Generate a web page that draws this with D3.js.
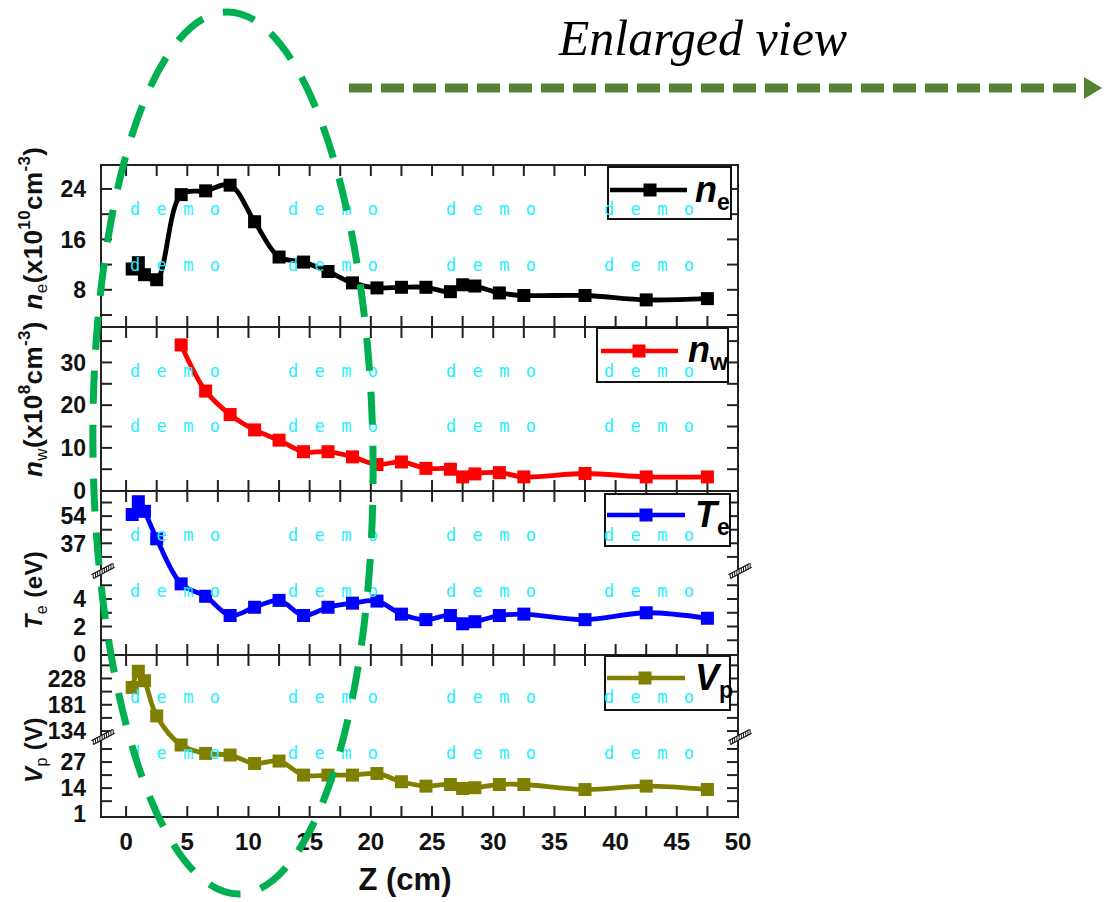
<!DOCTYPE html>
<html>
<head>
<meta charset="utf-8">
<script src="https://cdn.jsdelivr.net/npm/d3@7/dist/d3.min.js"></script>
<style>
  html, body { margin: 0; padding: 0; background: #fff; }
  svg { display: block; font-family: "Liberation Sans", Arial, sans-serif; }
</style>
</head>
<body>
<svg id="chart" width="1106" height="902"></svg>
<script>
// Axial position of the probe (cm)
const zPos = [0.5, 1, 1.5, 2.5, 4.5, 6.5, 8.5, 10.5, 12.5, 14.5, 16.5, 18.5, 20.5,
              22.5, 24.5, 26.5, 27.5, 28.5, 30.5, 32.5, 37.5, 42.5, 47.5];
// Plasma density n_e (x10^10 cm^-3)
const neVals = [11.3, 12.3, 10.4, 9.6, 23.1, 23.7, 24.6, 18.8, 13.2, 12.4, 10.9, 9.1, 8.3,
                8.4, 8.4, 7.7, 8.8, 8.6, 7.5, 7.1, 7.1, 6.4, 6.6];
// Wave-region density n_w (x10^8 cm^-3), measured from z = 4.5 cm on
const nwZ = zPos.slice(4);
const nwVals = [34.1, 23.3, 17.8, 14.2, 11.8, 9.1, 9.1, 7.9, 6.1,
                6.7, 5.2, 5.0, 3.2, 3.9, 4.2, 3.2, 4.0, 3.2, 3.2];
// Electron temperature T_e (eV)
const teVals = [55, 63, 57, 39.8, 5.1, 4.2, 2.8, 3.4, 3.9, 2.8, 3.4, 3.7, 3.85,
                2.9, 2.5, 2.8, 2.2, 2.35, 2.8, 2.9, 2.5, 3.0, 2.6];
// Plasma potential V_p (V)
const vpVals = [212, 241, 224, 161, 35.5, 31.3, 30.5, 26.3, 27.5, 20.5, 20.5, 20.5, 21.3,
                17.2, 15.0, 15.8, 13.8, 14.2, 15.8, 15.8, 13.3, 15.0, 13.3];

// Tick values and labels
const xTickVals = d3.range(0, 50.01, 2.5);
const xTickLabels = [0, 5, 10, 15, 20, 25, 30, 35, 40, 45, 50];
const neTicks = [4, 8, 12, 16, 20, 24];
const neLabels = [8, 16, 24];
const nwTicks = [5, 10, 15, 20, 25, 30, 35];
const nwLabels = [0, 10, 20, 30];
const teTicks = [1, 2, 3, 4, 5, 28.5, 37, 45.5, 54, 62.5];
const teLabels = [0, 2, 4, 37, 54];
const vpTicks = [7.5, 14, 20.5, 27, 33.5, 134, 157.5, 181, 204.5, 228, 251.5];
const vpLabels = [1, 14, 27, 134, 181, 228];

const svg = d3.select("#chart");
const left = 101, right = 738;

const x = d3.scaleLinear().domain([-2.05, 50]).range([left, right]);

// Stacked panels; the T_e and V_p axes are broken (piecewise scales)
const panels = [
  { key: "ne", top: 165, bottom: 327, color: "#000000",
    y: d3.scaleLinear().domain([2.1, 27.8]).range([327, 165]),
    xs: zPos, vals: neVals, ticks: neTicks, labels: neLabels,
    legend: { box: [608, 167, 123, 52], ly: 190, lx: [610, 687], mx: 650, tx: 695, tb: 202, main: "n", sub: "e" },
    title: { cy: 228 }, demo: [215, 271] },
  { key: "nw", top: 327, bottom: 491, color: "#ff0000",
    y: d3.scaleLinear().domain([-0.1, 38.3]).range([491, 327]),
    xs: nwZ, vals: nwVals, ticks: nwTicks, labels: nwLabels,
    legend: { box: [597, 328, 131, 54], ly: 351, lx: [601, 678], mx: 639, tx: 688, tb: 362, main: "n", sub: "w" },
    title: { cy: 399 }, demo: [377, 432] },
  { key: "te", top: 491, bottom: 655, color: "#0000ff",
    y: d3.scaleLinear().domain([-0.07, 6, 20, 69.7]).range([655, 571.5, 570.5, 491]),
    brk: 571,
    xs: zPos, vals: teVals, ticks: teTicks, labels: teLabels,
    legend: { box: [605, 494, 125, 52], ly: 515, lx: [607, 685], mx: 646, tx: 695, tb: 527, main: "T", sub: "e" },
    title: { cy: 590 }, demo: [541, 597] },
  { key: "vp", top: 655, bottom: 817, color: "#808000",
    y: d3.scaleLinear().domain([-0.4, 38, 118, 270]).range([817, 740, 740, 655]),
    brk: 737,
    xs: zPos, vals: vpVals, ticks: vpTicks, labels: vpLabels,
    legend: { box: [605, 656, 125, 54], ly: 678, lx: [607, 685], mx: 645, tx: 695, tb: 690, main: "V", sub: "p" },
    title: { cy: 750 }, demo: [703, 759] }
];

const axisColor = "#222";
const tickLen = 11;

// Frames, ticks and tick labels
panels.forEach(p => {
  const g = svg.append("g");
  // x ticks, inward on top and bottom edges
  xTickVals.forEach(v => {
    const px = x(v);
    g.append("line").attr("x1", px).attr("x2", px).attr("y1", p.bottom).attr("y2", p.bottom - tickLen)
      .attr("stroke", axisColor).attr("stroke-width", 2);
    g.append("line").attr("x1", px).attr("x2", px).attr("y1", p.top).attr("y2", p.top + tickLen)
      .attr("stroke", axisColor).attr("stroke-width", 2);
  });
  // y ticks, inward on left and right edges
  p.ticks.forEach(v => {
    const py = p.y(v);
    g.append("line").attr("x1", left).attr("x2", left + tickLen).attr("y1", py).attr("y2", py)
      .attr("stroke", axisColor).attr("stroke-width", 2);
    g.append("line").attr("x1", right).attr("x2", right - tickLen).attr("y1", py).attr("y2", py)
      .attr("stroke", axisColor).attr("stroke-width", 2);
  });
  // y tick labels
  p.labels.forEach(v => {
    g.append("text").attr("x", 86).attr("y", p.y(v)).attr("dy", "0.36em")
      .attr("text-anchor", "end").attr("font-size", 23).attr("font-weight", "bold")
      .attr("fill", "#111").text(v);
  });
  // frame
  g.append("rect").attr("x", left).attr("y", p.top).attr("width", right - left).attr("height", p.bottom - p.top)
    .attr("fill", "none").attr("stroke", axisColor).attr("stroke-width", 2);
});

// Axis-break marks
function breakMark(cx, cy) {
  const g = svg.append("g").attr("transform", `translate(${cx},${cy}) rotate(-28)`);
  g.append("rect").attr("x", -12).attr("y", -2.5).attr("width", 24).attr("height", 5).attr("fill", "#fff");
  g.append("line").attr("x1", -12).attr("x2", 12).attr("y1", -2.2).attr("y2", -2.2).attr("stroke", "#111").attr("stroke-width", 1.2);
  g.append("line").attr("x1", -12).attr("x2", 12).attr("y1", 2.2).attr("y2", 2.2).attr("stroke", "#111").attr("stroke-width", 1.2);
  d3.range(-11, 12, 2.5).forEach(t => {
    g.append("line").attr("x1", t - 1).attr("x2", t + 1).attr("y1", 2.2).attr("y2", -2.2)
      .attr("stroke", "#111").attr("stroke-width", 1);
  });
}
panels.filter(p => p.brk).forEach(p => { breakMark(left + 2, p.brk); breakMark(right + 2, p.brk); });

// x tick labels and axis title
xTickLabels.forEach(v => {
  svg.append("text").attr("x", x(v)).attr("y", 850).attr("text-anchor", "middle")
    .attr("font-size", 24).attr("font-weight", "bold").attr("fill", "#111").text(v);
});
svg.append("text").attr("x", 405).attr("y", 890).attr("text-anchor", "middle")
  .attr("font-size", 31).attr("font-weight", "bold").attr("fill", "#111")
  .text("Z (cm)");

// Data lines and square markers
const mk = 13;
panels.forEach(p => {
  const pts = p.xs.map((z, i) => [x(z), p.y(p.vals[i])]);
  const line = d3.line().curve(d3.curveCatmullRom.alpha(0.5));
  svg.append("path").attr("d", line(pts)).attr("fill", "none")
    .attr("stroke", p.color).attr("stroke-width", 4.8).attr("stroke-linejoin", "round");
  svg.append("g").selectAll("rect").data(pts).join("rect")
    .attr("x", d => d[0] - mk / 2).attr("y", d => d[1] - mk / 2)
    .attr("width", mk).attr("height", mk).attr("fill", p.color);
});

// Legends
panels.forEach(p => {
  const L = p.legend;
  const g = svg.append("g");
  g.append("rect").attr("x", L.box[0]).attr("y", L.box[1]).attr("width", L.box[2]).attr("height", L.box[3])
    .attr("fill", "#fff").attr("stroke", "#111").attr("stroke-width", 2);
  g.append("line").attr("x1", L.lx[0]).attr("x2", L.lx[1]).attr("y1", L.ly).attr("y2", L.ly)
    .attr("stroke", p.color).attr("stroke-width", 4.5);
  g.append("rect").attr("x", L.mx - 6.5).attr("y", L.ly - 6.5).attr("width", 13).attr("height", 13).attr("fill", p.color);
  const t = g.append("text").attr("x", L.tx).attr("y", L.tb).attr("fill", "#000").attr("font-weight", "bold");
  t.append("tspan").attr("font-style", "italic").attr("font-size", 36).text(L.main);
  t.append("tspan").attr("font-size", 23).attr("dy", 8).text(L.sub);
});

// Rotated y-axis titles
function yTitle(cy, size, parts) {
  const sm = Math.round(size * 0.66);
  const t = svg.append("text").attr("transform", `translate(42,${cy}) rotate(-90)`)
    .attr("text-anchor", "middle").attr("font-weight", "bold").attr("fill", "#111")
    .attr("font-size", size).style("letter-spacing", "0.4px");
  parts.forEach(([txt, style]) => {
    const s = t.append("tspan").text(txt);
    if (style === "it") s.attr("font-style", "italic");
    if (style === "sub") s.attr("font-size", sm).attr("dy", 5).attr("font-weight", "normal");
    if (style === "sup") s.attr("font-size", sm).attr("dy", -12);
    if (style === "base-after-sub") s.attr("dy", -5);
    if (style === "base-after-sup") s.attr("dy", 12);
  });
}
yTitle(panels[0].title.cy, 26, [["n", "it"], ["e", "sub"], ["(x10", "base-after-sub"], ["10", "sup"], ["cm", "base-after-sup"], ["-3", "sup"], [")", "base-after-sup"]]);
yTitle(panels[1].title.cy, 26, [["n", "it"], ["w", "sub"], ["(x10", "base-after-sub"], ["8", "sup"], ["cm", "base-after-sup"], ["-3", "sup"], [")", "base-after-sup"]]);
yTitle(panels[2].title.cy, 24, [["T", "it"], ["e", "sub"], [" (eV)", "base-after-sub"]]);
yTitle(panels[3].title.cy, 24, [["V", "it"], ["p", "sub"], [" (V)", "base-after-sub"]]);

// "demo" stamps across each panel
const demoCols = [130, 288, 446, 604];
panels.forEach(p => {
  p.demo.forEach(by => {
    demoCols.forEach(cx => {
      svg.append("text").attr("x", cx).attr("y", by)
        .style("font-family", '"DejaVu Sans Mono", monospace').attr("font-size", 17)
        .attr("fill", "#1ff0ff").attr("textLength", 90).attr("lengthAdjust", "spacing")
        .text("d e m o");
    });
  });
});

// Dashed highlight ellipse
svg.append("ellipse").attr("cx", 233).attr("cy", 453).attr("rx", 140).attr("ry", 441)
  .attr("transform", "rotate(-0.8,233,453)")
  .attr("fill", "none").attr("stroke", "#00b050").attr("stroke-width", 7)
  .attr("stroke-dasharray", "33 21");

// Arrow to the enlarged view
svg.append("line").attr("x1", 349).attr("x2", 1084).attr("y1", 88).attr("y2", 88)
  .attr("stroke", "#548235").attr("stroke-width", 9).attr("stroke-dasharray", "23 9");
svg.append("path").attr("d", "M1084,77 L1102,88 L1084,99 Z").attr("fill", "#548235");
svg.append("text").attr("x", 703).attr("y", 55).attr("text-anchor", "middle")
  .style("font-family", '"Liberation Serif", "Times New Roman", serif').attr("font-style", "italic")
  .attr("font-size", 50).attr("fill", "#000").text("Enlarged view");
</script>
</body>
</html>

------

▶ **YOUR OBJECTIVE**:
Copy nothing but the lines from the first one in the listing through the line with "d3.scaleLinear().domain([-2.05, 50]).range([left, right]);", and omit the pictures.

▶ **COMPLETE RESPONSE**:
Generate a web page that draws this with D3.js.
<!DOCTYPE html>
<html>
<head>
<meta charset="utf-8">
<script src="https://cdn.jsdelivr.net/npm/d3@7/dist/d3.min.js"></script>
<style>
  html, body { margin: 0; padding: 0; background: #fff; }
  svg { display: block; font-family: "Liberation Sans", Arial, sans-serif; }
</style>
</head>
<body>
<svg id="chart" width="1106" height="902"></svg>
<script>
// Axial position of the probe (cm)
const zPos = [0.5, 1, 1.5, 2.5, 4.5, 6.5, 8.5, 10.5, 12.5, 14.5, 16.5, 18.5, 20.5,
              22.5, 24.5, 26.5, 27.5, 28.5, 30.5, 32.5, 37.5, 42.5, 47.5];
// Plasma density n_e (x10^10 cm^-3)
const neVals = [11.3, 12.3, 10.4, 9.6, 23.1, 23.7, 24.6, 18.8, 13.2, 12.4, 10.9, 9.1, 8.3,
                8.4, 8.4, 7.7, 8.8, 8.6, 7.5, 7.1, 7.1, 6.4, 6.6];
// Wave-region density n_w (x10^8 cm^-3), measured from z = 4.5 cm on
const nwZ = zPos.slice(4);
const nwVals = [34.1, 23.3, 17.8, 14.2, 11.8, 9.1, 9.1, 7.9, 6.1,
                6.7, 5.2, 5.0, 3.2, 3.9, 4.2, 3.2, 4.0, 3.2, 3.2];
// Electron temperature T_e (eV)
const teVals = [55, 63, 57, 39.8, 5.1, 4.2, 2.8, 3.4, 3.9, 2.8, 3.4, 3.7, 3.85,
                2.9, 2.5, 2.8, 2.2, 2.35, 2.8, 2.9, 2.5, 3.0, 2.6];
// Plasma potential V_p (V)
const vpVals = [212, 241, 224, 161, 35.5, 31.3, 30.5, 26.3, 27.5, 20.5, 20.5, 20.5, 21.3,
                17.2, 15.0, 15.8, 13.8, 14.2, 15.8, 15.8, 13.3, 15.0, 13.3];

// Tick values and labels
const xTickVals = d3.range(0, 50.01, 2.5);
const xTickLabels = [0, 5, 10, 15, 20, 25, 30, 35, 40, 45, 50];
const neTicks = [4, 8, 12, 16, 20, 24];
const neLabels = [8, 16, 24];
const nwTicks = [5, 10, 15, 20, 25, 30, 35];
const nwLabels = [0, 10, 20, 30];
const teTicks = [1, 2, 3, 4, 5, 28.5, 37, 45.5, 54, 62.5];
const teLabels = [0, 2, 4, 37, 54];
const vpTicks = [7.5, 14, 20.5, 27, 33.5, 134, 157.5, 181, 204.5, 228, 251.5];
const vpLabels = [1, 14, 27, 134, 181, 228];

const svg = d3.select("#chart");
const left = 101, right = 738;

const x = d3.scaleLinear().domain([-2.05, 50]).range([left, right]);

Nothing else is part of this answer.